** Problem description **
Pull out every line below holding the word "with".

<<<<

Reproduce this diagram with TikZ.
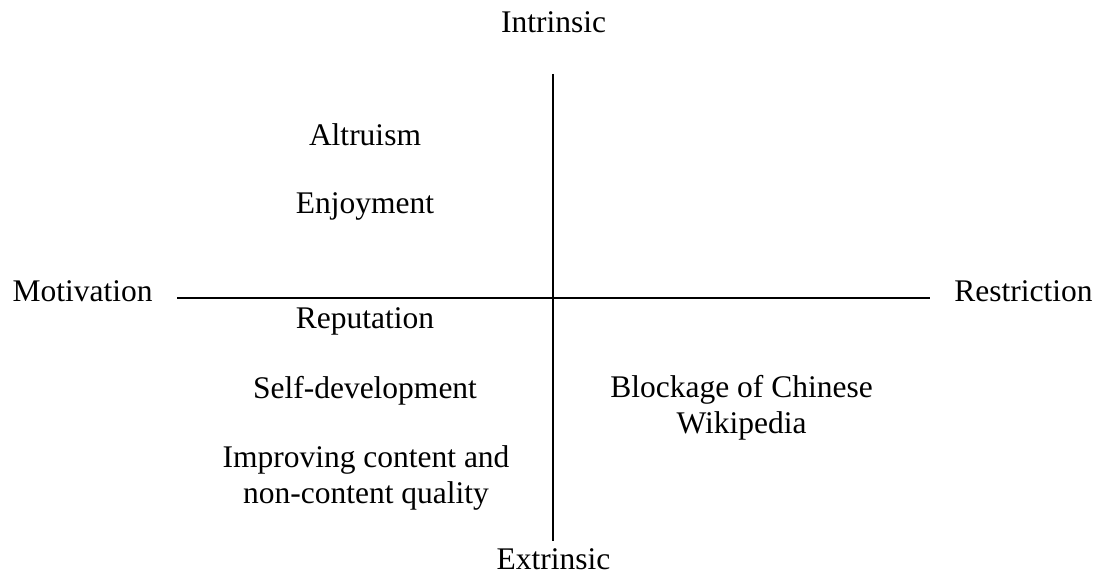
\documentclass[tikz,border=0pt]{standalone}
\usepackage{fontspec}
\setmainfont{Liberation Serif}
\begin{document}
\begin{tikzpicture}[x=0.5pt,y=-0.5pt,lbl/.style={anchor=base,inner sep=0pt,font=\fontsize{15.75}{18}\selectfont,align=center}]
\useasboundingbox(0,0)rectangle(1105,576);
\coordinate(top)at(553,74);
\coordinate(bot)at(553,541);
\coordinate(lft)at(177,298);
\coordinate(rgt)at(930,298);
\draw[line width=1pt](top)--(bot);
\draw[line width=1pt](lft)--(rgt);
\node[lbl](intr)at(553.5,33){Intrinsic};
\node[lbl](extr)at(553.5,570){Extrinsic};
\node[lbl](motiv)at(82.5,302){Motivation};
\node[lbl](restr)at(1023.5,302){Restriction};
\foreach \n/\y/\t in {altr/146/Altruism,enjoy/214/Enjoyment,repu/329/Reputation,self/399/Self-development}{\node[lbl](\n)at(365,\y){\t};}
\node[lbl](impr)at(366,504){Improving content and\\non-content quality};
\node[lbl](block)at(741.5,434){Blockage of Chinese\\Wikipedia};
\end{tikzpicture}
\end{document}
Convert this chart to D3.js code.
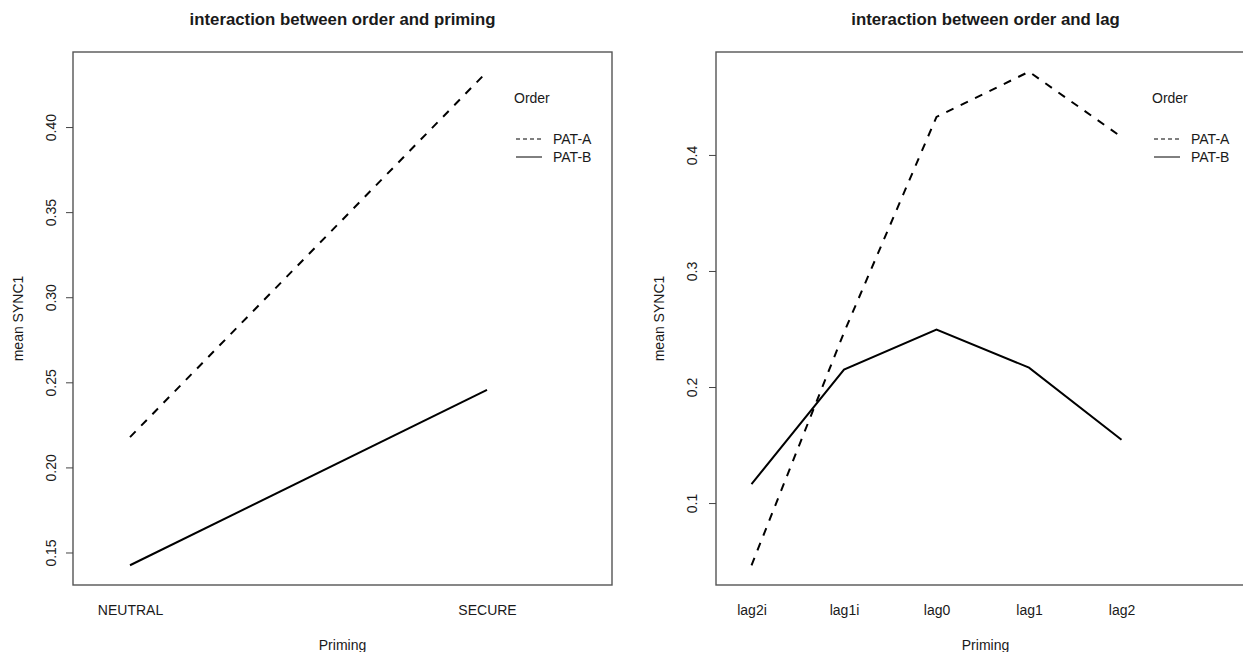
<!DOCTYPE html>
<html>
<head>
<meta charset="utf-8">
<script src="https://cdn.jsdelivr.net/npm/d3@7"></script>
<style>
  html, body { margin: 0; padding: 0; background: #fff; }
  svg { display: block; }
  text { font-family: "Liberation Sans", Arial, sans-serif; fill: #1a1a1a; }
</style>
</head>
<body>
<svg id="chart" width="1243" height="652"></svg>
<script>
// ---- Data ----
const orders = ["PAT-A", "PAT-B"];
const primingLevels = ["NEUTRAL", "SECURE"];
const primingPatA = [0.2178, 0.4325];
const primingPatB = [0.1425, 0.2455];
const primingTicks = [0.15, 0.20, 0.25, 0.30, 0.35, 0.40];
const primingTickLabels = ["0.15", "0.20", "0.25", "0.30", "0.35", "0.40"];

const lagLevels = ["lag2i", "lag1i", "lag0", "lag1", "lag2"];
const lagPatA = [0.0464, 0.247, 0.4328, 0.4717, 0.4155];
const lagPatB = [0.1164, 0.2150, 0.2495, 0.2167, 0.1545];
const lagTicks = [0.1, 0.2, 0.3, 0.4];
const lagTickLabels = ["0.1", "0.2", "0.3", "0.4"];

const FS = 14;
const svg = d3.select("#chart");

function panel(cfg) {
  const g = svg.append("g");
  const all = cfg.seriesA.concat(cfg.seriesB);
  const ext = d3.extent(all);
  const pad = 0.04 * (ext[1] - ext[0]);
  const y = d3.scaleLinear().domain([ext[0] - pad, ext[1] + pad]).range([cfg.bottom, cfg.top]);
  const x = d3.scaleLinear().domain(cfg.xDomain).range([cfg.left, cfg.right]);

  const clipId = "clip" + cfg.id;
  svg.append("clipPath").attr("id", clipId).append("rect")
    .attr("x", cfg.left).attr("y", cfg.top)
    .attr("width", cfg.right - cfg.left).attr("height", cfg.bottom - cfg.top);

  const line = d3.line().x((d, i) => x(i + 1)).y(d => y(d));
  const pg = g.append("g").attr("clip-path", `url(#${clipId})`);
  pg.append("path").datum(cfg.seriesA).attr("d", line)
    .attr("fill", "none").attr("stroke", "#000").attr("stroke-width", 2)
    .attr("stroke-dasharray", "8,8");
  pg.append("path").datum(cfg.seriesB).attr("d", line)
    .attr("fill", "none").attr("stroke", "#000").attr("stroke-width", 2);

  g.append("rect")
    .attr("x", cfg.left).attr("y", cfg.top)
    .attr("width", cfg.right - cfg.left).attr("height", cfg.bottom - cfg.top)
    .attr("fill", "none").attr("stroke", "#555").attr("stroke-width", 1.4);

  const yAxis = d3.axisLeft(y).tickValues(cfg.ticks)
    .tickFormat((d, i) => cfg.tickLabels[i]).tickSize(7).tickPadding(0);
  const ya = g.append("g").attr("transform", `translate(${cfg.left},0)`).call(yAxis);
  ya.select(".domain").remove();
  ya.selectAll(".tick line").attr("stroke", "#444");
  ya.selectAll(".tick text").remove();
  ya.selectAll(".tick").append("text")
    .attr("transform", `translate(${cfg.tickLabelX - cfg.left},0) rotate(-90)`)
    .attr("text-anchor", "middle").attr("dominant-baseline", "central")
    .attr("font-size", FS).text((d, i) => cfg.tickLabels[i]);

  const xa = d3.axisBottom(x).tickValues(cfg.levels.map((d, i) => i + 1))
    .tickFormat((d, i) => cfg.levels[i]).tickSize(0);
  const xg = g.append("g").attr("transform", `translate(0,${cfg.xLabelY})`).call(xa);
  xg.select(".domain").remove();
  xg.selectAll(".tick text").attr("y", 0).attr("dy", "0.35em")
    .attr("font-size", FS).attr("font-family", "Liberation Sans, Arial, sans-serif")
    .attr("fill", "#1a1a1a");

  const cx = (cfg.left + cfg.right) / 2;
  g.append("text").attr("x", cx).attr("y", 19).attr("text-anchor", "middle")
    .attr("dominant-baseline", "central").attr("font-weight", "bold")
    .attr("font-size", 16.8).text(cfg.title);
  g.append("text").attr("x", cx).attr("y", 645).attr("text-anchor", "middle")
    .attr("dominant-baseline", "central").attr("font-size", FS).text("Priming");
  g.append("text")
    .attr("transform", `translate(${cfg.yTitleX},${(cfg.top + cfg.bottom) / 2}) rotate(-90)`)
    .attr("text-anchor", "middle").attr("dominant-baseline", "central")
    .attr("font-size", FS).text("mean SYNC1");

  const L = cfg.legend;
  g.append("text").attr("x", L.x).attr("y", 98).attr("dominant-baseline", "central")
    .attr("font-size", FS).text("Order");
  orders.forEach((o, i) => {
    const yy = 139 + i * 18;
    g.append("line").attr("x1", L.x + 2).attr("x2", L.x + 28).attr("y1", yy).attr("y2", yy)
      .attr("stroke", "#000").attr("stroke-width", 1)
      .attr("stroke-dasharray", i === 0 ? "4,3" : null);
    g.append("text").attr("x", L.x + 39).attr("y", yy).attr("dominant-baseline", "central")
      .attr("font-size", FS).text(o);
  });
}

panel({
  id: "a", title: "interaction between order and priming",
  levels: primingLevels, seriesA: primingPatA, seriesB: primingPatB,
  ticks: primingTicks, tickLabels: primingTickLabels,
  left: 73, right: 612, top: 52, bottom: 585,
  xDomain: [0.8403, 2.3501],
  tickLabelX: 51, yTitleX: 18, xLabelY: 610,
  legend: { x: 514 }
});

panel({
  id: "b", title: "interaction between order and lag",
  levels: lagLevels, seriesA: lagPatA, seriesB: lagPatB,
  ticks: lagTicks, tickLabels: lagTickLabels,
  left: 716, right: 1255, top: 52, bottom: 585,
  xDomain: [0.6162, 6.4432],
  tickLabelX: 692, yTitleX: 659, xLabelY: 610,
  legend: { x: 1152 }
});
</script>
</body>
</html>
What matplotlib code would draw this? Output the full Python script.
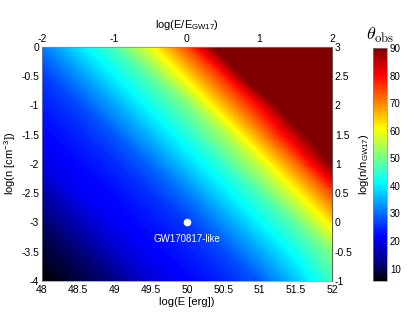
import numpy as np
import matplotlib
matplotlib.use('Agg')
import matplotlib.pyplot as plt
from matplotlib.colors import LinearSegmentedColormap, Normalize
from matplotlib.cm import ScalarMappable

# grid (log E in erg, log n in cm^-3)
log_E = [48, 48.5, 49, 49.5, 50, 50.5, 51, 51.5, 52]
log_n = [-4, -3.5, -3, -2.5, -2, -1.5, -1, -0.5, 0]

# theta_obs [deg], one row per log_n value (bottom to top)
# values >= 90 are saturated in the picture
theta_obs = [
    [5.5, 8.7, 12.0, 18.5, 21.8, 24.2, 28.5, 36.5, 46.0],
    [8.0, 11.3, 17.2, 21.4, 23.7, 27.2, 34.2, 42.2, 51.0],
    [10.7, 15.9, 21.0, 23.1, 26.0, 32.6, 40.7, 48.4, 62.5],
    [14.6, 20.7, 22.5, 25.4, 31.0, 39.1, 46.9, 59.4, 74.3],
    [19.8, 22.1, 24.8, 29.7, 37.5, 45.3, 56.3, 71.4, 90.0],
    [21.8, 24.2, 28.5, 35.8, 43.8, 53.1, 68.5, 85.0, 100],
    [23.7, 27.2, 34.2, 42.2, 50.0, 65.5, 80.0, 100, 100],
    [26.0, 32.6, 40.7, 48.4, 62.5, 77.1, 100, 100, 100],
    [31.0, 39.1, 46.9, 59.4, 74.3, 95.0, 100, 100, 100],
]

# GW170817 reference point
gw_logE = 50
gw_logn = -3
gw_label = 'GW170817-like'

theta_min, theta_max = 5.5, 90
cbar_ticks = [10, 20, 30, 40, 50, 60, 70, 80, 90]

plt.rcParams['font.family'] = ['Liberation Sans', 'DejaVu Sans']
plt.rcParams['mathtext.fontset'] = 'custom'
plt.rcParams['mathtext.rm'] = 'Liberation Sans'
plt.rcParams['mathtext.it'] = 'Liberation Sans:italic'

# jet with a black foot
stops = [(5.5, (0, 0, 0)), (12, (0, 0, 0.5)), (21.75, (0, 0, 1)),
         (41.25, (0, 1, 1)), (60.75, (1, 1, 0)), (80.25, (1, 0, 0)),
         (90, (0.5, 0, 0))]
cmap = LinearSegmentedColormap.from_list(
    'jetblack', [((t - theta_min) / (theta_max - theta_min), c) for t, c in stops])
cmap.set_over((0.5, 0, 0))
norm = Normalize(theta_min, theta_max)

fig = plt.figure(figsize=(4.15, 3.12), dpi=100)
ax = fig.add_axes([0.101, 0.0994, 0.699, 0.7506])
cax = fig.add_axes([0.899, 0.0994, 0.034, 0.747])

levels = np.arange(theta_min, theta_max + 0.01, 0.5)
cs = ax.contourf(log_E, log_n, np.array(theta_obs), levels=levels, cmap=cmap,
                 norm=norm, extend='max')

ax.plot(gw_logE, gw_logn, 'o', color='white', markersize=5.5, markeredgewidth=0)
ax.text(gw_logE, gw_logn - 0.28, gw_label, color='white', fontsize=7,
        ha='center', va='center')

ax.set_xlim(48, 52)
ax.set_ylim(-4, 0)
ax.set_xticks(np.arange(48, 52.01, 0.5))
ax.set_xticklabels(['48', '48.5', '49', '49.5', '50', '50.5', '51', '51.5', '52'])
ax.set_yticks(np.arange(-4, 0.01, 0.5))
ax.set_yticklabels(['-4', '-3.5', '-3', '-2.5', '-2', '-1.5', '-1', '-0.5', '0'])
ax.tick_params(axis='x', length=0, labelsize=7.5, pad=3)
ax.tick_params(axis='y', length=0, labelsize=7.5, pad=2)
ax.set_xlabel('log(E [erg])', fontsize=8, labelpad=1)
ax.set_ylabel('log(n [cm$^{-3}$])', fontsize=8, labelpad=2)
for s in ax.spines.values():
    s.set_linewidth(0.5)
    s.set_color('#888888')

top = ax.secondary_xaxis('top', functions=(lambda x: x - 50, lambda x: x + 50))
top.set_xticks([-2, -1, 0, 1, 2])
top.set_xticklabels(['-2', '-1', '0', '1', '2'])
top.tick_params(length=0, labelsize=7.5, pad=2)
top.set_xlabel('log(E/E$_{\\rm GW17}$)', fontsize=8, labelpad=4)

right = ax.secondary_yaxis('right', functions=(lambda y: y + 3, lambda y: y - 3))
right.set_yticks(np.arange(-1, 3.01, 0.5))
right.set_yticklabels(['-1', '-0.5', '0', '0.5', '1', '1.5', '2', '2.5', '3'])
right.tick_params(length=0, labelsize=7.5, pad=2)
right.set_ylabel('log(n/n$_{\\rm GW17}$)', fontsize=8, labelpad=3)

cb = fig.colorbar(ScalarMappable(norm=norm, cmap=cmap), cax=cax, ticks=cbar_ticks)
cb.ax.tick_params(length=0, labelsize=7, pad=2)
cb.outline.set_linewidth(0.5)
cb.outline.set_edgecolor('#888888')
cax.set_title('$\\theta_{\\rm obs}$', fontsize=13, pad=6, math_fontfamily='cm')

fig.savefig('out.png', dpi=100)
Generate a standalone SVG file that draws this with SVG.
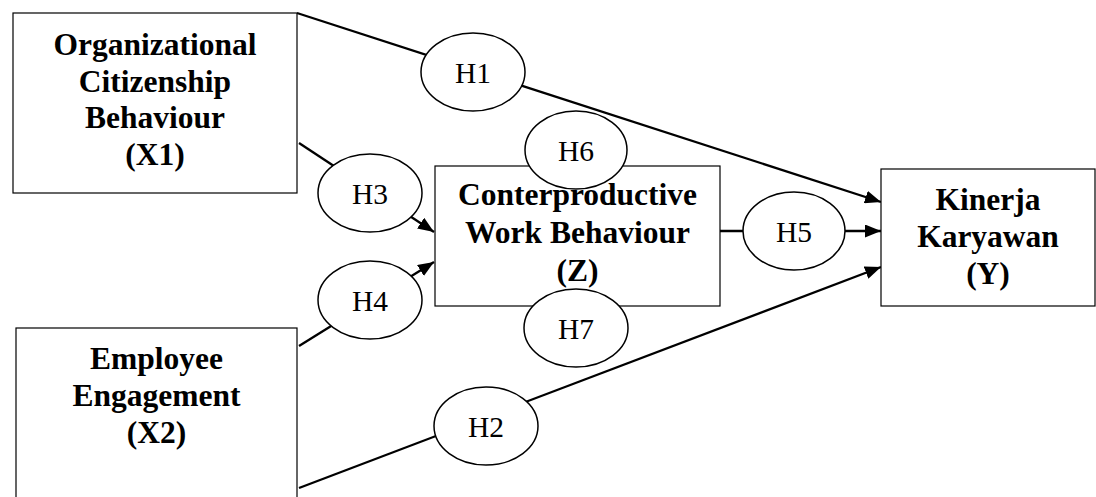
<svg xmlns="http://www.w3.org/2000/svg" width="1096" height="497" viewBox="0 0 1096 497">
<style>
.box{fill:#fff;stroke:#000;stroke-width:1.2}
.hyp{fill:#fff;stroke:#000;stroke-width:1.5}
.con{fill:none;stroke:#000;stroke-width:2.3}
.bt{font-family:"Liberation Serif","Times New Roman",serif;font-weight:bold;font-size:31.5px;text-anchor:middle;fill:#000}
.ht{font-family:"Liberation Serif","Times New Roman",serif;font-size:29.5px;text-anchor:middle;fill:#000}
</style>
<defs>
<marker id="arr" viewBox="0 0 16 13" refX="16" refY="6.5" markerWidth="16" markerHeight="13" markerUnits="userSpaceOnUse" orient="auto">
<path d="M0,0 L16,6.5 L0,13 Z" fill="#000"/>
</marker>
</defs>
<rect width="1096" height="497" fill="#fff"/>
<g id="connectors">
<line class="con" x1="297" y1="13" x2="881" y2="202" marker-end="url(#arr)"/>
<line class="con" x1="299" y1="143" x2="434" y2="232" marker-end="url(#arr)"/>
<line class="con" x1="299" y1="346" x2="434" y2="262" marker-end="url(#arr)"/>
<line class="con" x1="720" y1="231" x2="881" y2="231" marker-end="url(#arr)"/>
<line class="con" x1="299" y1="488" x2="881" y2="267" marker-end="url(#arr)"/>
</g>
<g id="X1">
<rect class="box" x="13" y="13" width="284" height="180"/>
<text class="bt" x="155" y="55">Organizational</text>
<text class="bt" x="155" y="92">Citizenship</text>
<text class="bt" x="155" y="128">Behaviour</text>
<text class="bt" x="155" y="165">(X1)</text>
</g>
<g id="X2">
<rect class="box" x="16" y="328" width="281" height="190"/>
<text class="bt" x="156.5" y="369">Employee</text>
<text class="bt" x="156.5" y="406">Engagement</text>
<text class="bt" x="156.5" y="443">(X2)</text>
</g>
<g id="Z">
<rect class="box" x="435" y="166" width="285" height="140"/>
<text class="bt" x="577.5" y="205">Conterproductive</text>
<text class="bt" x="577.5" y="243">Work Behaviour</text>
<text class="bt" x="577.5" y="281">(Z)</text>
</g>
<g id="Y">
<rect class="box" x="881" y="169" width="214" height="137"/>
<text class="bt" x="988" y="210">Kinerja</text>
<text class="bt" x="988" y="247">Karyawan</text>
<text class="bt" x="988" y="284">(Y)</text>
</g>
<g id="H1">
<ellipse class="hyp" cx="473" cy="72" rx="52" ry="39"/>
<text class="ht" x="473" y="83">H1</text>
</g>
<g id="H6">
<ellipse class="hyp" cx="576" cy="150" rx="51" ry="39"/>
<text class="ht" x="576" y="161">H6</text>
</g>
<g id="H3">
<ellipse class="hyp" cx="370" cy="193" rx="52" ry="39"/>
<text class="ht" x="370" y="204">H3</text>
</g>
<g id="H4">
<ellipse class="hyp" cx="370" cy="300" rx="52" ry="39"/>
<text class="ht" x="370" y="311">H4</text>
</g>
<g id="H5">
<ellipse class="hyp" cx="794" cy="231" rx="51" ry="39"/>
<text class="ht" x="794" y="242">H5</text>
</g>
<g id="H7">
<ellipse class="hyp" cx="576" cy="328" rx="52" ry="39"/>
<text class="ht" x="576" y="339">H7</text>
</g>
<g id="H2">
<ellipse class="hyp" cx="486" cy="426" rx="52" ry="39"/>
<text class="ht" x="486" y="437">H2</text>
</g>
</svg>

>>>>

** Task solution **
Reproduce this diagram with TikZ.
# jet with a black foot
Generate a standalone SVG file that draws this with SVG.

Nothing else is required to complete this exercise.